Research Projects

 Detecting Sockpuppets in Wikipedia

Wikipedia is the world’s largest repository of knowledge, built through the collaboration of hundreds of thousands of volunteer editors spread all across the world. Vandals often try to subvert the collaborative editing process in Wikipedia by creating false identities that are called sockpuppets. These sockpuppets are used to bypass bans, create a false majority, or to spread misinformation in article discussion pages and policy pages. Anyone can create an account or multiple accounts in Wikipedia, and the IP address of a user is not available to most administrators. Currently, Wikipedia uses a manual process to detect sockpuppets and the puppet operators through an analysis of the users’ IP addresses and behaviors. However, this process is time-consuming, requires years of expertise, and often cannot detect smart sockpuppets that use IP spoofing tools. In this research, we propose a scheme for detecting sockpuppets solely based on the small snippets of comments they make in various discussion pages.

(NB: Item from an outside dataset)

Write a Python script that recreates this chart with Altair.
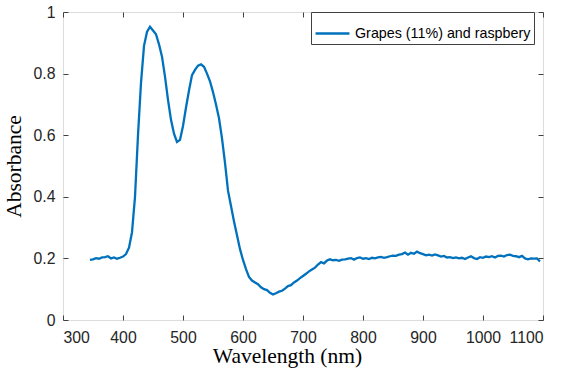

We tackle this problem as a form of authorship attribution and adapt state of the art approaches for this task. To evaluate the effectiveness of our proposed solution, we take real sockpuppet cases from Wikipedia and apply our techniques. Experiments show that our tool is 70% effective in detecting sockpuppets and agrees with the human evaluators of Wikipedia.

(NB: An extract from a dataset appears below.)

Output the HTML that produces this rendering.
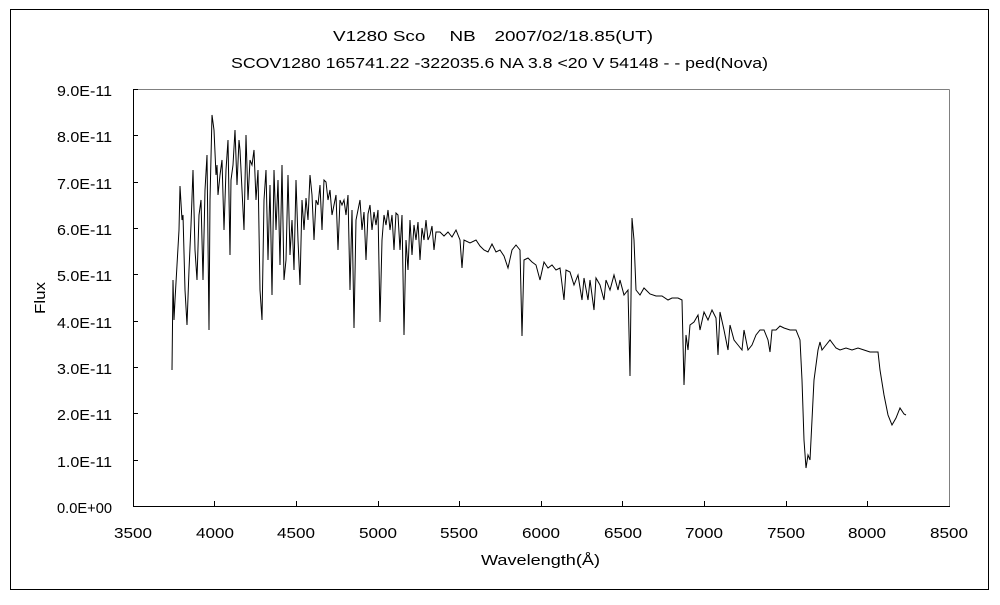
<!DOCTYPE html>
<html><head><meta charset="utf-8"><style>body{margin:0;background:#fff}</style></head><body>
<svg width="1000" height="600" xmlns="http://www.w3.org/2000/svg" font-family="Liberation Sans, Noto Sans CJK JP, sans-serif" font-size="15" fill="#000">
<rect x="0" y="0" width="1000" height="600" fill="#fff"/>
<rect x="10.5" y="9.5" width="978" height="580" fill="none" stroke="#000" stroke-width="1"/>
<text x="333" y="41" textLength="320" lengthAdjust="spacingAndGlyphs">V1280 Sco　 NB　2007/02/18.85(UT)</text>
<text x="231" y="68" textLength="537" lengthAdjust="spacingAndGlyphs">SCOV1280 165741.22 -322035.6 NA 3.8 &lt;20 V 54148 - - ped(Nova)</text>
<line x1="133.5" y1="89.5" x2="949.5" y2="89.5" stroke="#808080"/>
<line x1="949.5" y1="89.5" x2="949.5" y2="506.5" stroke="#808080"/>
<line x1="133.5" y1="89" x2="133.5" y2="507" stroke="#000"/>
<line x1="133" y1="506.5" x2="950" y2="506.5" stroke="#000"/>
<g stroke="#000">
<line x1="133" y1="89.5" x2="138" y2="89.5"/><line x1="133" y1="135.5" x2="138" y2="135.5"/><line x1="133" y1="182.5" x2="138" y2="182.5"/><line x1="133" y1="228.5" x2="138" y2="228.5"/><line x1="133" y1="274.5" x2="138" y2="274.5"/><line x1="133" y1="321.5" x2="138" y2="321.5"/><line x1="133" y1="367.5" x2="138" y2="367.5"/><line x1="133" y1="413.5" x2="138" y2="413.5"/><line x1="133" y1="460.5" x2="138" y2="460.5"/>
<line x1="214.5" y1="501" x2="214.5" y2="506"/><line x1="296.5" y1="501" x2="296.5" y2="506"/><line x1="378.5" y1="501" x2="378.5" y2="506"/><line x1="459.5" y1="501" x2="459.5" y2="506"/><line x1="541.5" y1="501" x2="541.5" y2="506"/><line x1="622.5" y1="501" x2="622.5" y2="506"/><line x1="704.5" y1="501" x2="704.5" y2="506"/><line x1="786.5" y1="501" x2="786.5" y2="506"/><line x1="867.5" y1="501" x2="867.5" y2="506"/>
</g>
<g>
<text x="57" y="96" textLength="55" lengthAdjust="spacingAndGlyphs">9.0E-11</text>
<text x="57" y="142" textLength="55" lengthAdjust="spacingAndGlyphs">8.0E-11</text>
<text x="57" y="189" textLength="55" lengthAdjust="spacingAndGlyphs">7.0E-11</text>
<text x="57" y="235" textLength="55" lengthAdjust="spacingAndGlyphs">6.0E-11</text>
<text x="57" y="281" textLength="55" lengthAdjust="spacingAndGlyphs">5.0E-11</text>
<text x="57" y="328" textLength="55" lengthAdjust="spacingAndGlyphs">4.0E-11</text>
<text x="57" y="374" textLength="55" lengthAdjust="spacingAndGlyphs">3.0E-11</text>
<text x="57" y="420" textLength="55" lengthAdjust="spacingAndGlyphs">2.0E-11</text>
<text x="57" y="467" textLength="55" lengthAdjust="spacingAndGlyphs">1.0E-11</text>
<text x="57" y="513" textLength="55" lengthAdjust="spacingAndGlyphs">0.0E+00</text>
</g>
<g>
<text x="114" y="538" textLength="38" lengthAdjust="spacingAndGlyphs">3500</text>
<text x="196" y="538" textLength="38" lengthAdjust="spacingAndGlyphs">4000</text>
<text x="277" y="538" textLength="38" lengthAdjust="spacingAndGlyphs">4500</text>
<text x="359" y="538" textLength="38" lengthAdjust="spacingAndGlyphs">5000</text>
<text x="440" y="538" textLength="38" lengthAdjust="spacingAndGlyphs">5500</text>
<text x="522" y="538" textLength="38" lengthAdjust="spacingAndGlyphs">6000</text>
<text x="604" y="538" textLength="38" lengthAdjust="spacingAndGlyphs">6500</text>
<text x="685" y="538" textLength="38" lengthAdjust="spacingAndGlyphs">7000</text>
<text x="767" y="538" textLength="38" lengthAdjust="spacingAndGlyphs">7500</text>
<text x="848" y="538" textLength="38" lengthAdjust="spacingAndGlyphs">8000</text>
<text x="930" y="538" textLength="38" lengthAdjust="spacingAndGlyphs">8500</text>
<text x="481" y="565" textLength="119" lengthAdjust="spacingAndGlyphs">Wavelength(Å)</text>
<text transform="translate(45,314) rotate(-90)" textLength="32" lengthAdjust="spacingAndGlyphs">Flux</text>
</g>
<polyline fill="none" stroke="#000" stroke-width="1" points="172,370 173,280 174,320 175,300 177,265 179,230 180,186 182,220 183,215 185,290 187,325 189,270 191,225 193,170 195,250 197,280 199,215 201,200 203,280 205,190 207,155 209,330 210,200 212,115 214,130 216,175 217,165 218,195 220,175 222,160 224,230 226,170 228,140 230,255 231,180 233,165 235,130 237,185 239,140 240,150 242,190 244,230 246,135 248,200 250,160 252,165 254,150 256,200 258,170 260,290 262,320 264,200 266,170 268,260 270,185 272,295 274,170 276,230 278,180 280,265 282,165 284,280 286,260 288,175 290,255 292,220 294,270 296,180 298,240 300,285 302,200 304,230 306,198 308,220 310,175 312,195 314,240 316,200 318,205 320,185 322,230 324,180 326,182 328,200 330,190 332,215 334,205 336,195 338,250 340,200 342,205 344,200 346,215 348,195 350,290 352,210 354,328 356,220 358,210 360,200 362,230 364,212 366,260 368,214 370,205 372,230 374,212 376,225 378,210 380,322 382,240 384,215 386,225 388,210 390,230 392,215 394,250 396,213 398,215 400,250 402,215 404,335 406,240 408,270 410,220 412,255 414,225 416,240 418,222 420,260 422,228 424,240 426,220 428,240 430,235 432,226 434,250 436,232 440,232 444,236 448,232 452,237 456,230 460,240 462,268 464,240 470,243 476,240 480,246 484,250 488,252 492,244 496,252 500,250 504,256 508,268 512,250 516,245 520,250 522,336 524,260 528,258 532,262 536,265 540,280 544,262 548,268 552,265 556,270 560,268 564,300 566,270 570,272 574,285 578,275 582,300 584,278 588,300 590,280 594,310 596,278 600,285 604,300 606,280 610,290 614,275 618,290 620,280 624,295 628,290 630,376 632,218 634,240 636,290 640,295 644,288 650,294 656,296 662,296 668,300 672,298 678,298 682,300 684,385 686,335 688,350 690,325 694,322 698,315 700,330 704,312 708,320 712,310 716,318 718,355 720,312 724,330 728,350 730,325 734,340 738,345 742,350 744,330 748,350 752,345 756,335 760,330 764,330 768,340 770,352 772,330 776,330 780,326 784,328 790,330 796,330 800,340 802,380 804,440 806,468 808,455 810,460 812,420 814,380 818,350 820,342 822,350 826,345 830,340 836,348 840,350 846,348 852,350 858,348 864,350 870,352 874,352 878,352 880,370 884,395 888,415 892,425 896,418 900,408 904,414 906,415"/>
</svg>
</body></html>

Cross-Domain Authorship Attribution

We are currently building tools to retrieve and analyze spontaneous data for cross-domain authorship attribution. By taking data from social media, research publications, and spoken word lectures and interviews, we hope to be able to use data from one domain to identify the author in the other. Authorship attribution studies have been successful when done within the same domain, but there has been very few studies in cross-domain applications. We hope to add to the burgeoning literature by assembling a corpus and using it to develop effective techniques to attribute authorship both in and between multiple domains.


Document Provenance

Provenance is the derivation history of an object, indicating its origin and lineage. When provenance or causal relationships are not recorded during document creation/modification, it is very difficult to recreate the relationships by only looking at the documents. We posit that document signatures can be very useful to establish provenance or lineage of a document. Given a set of documents, their document signatures can be used to determine which documents are related to one another. To check if two given documents are related, we can match their signatures to see the probability of the documents being related.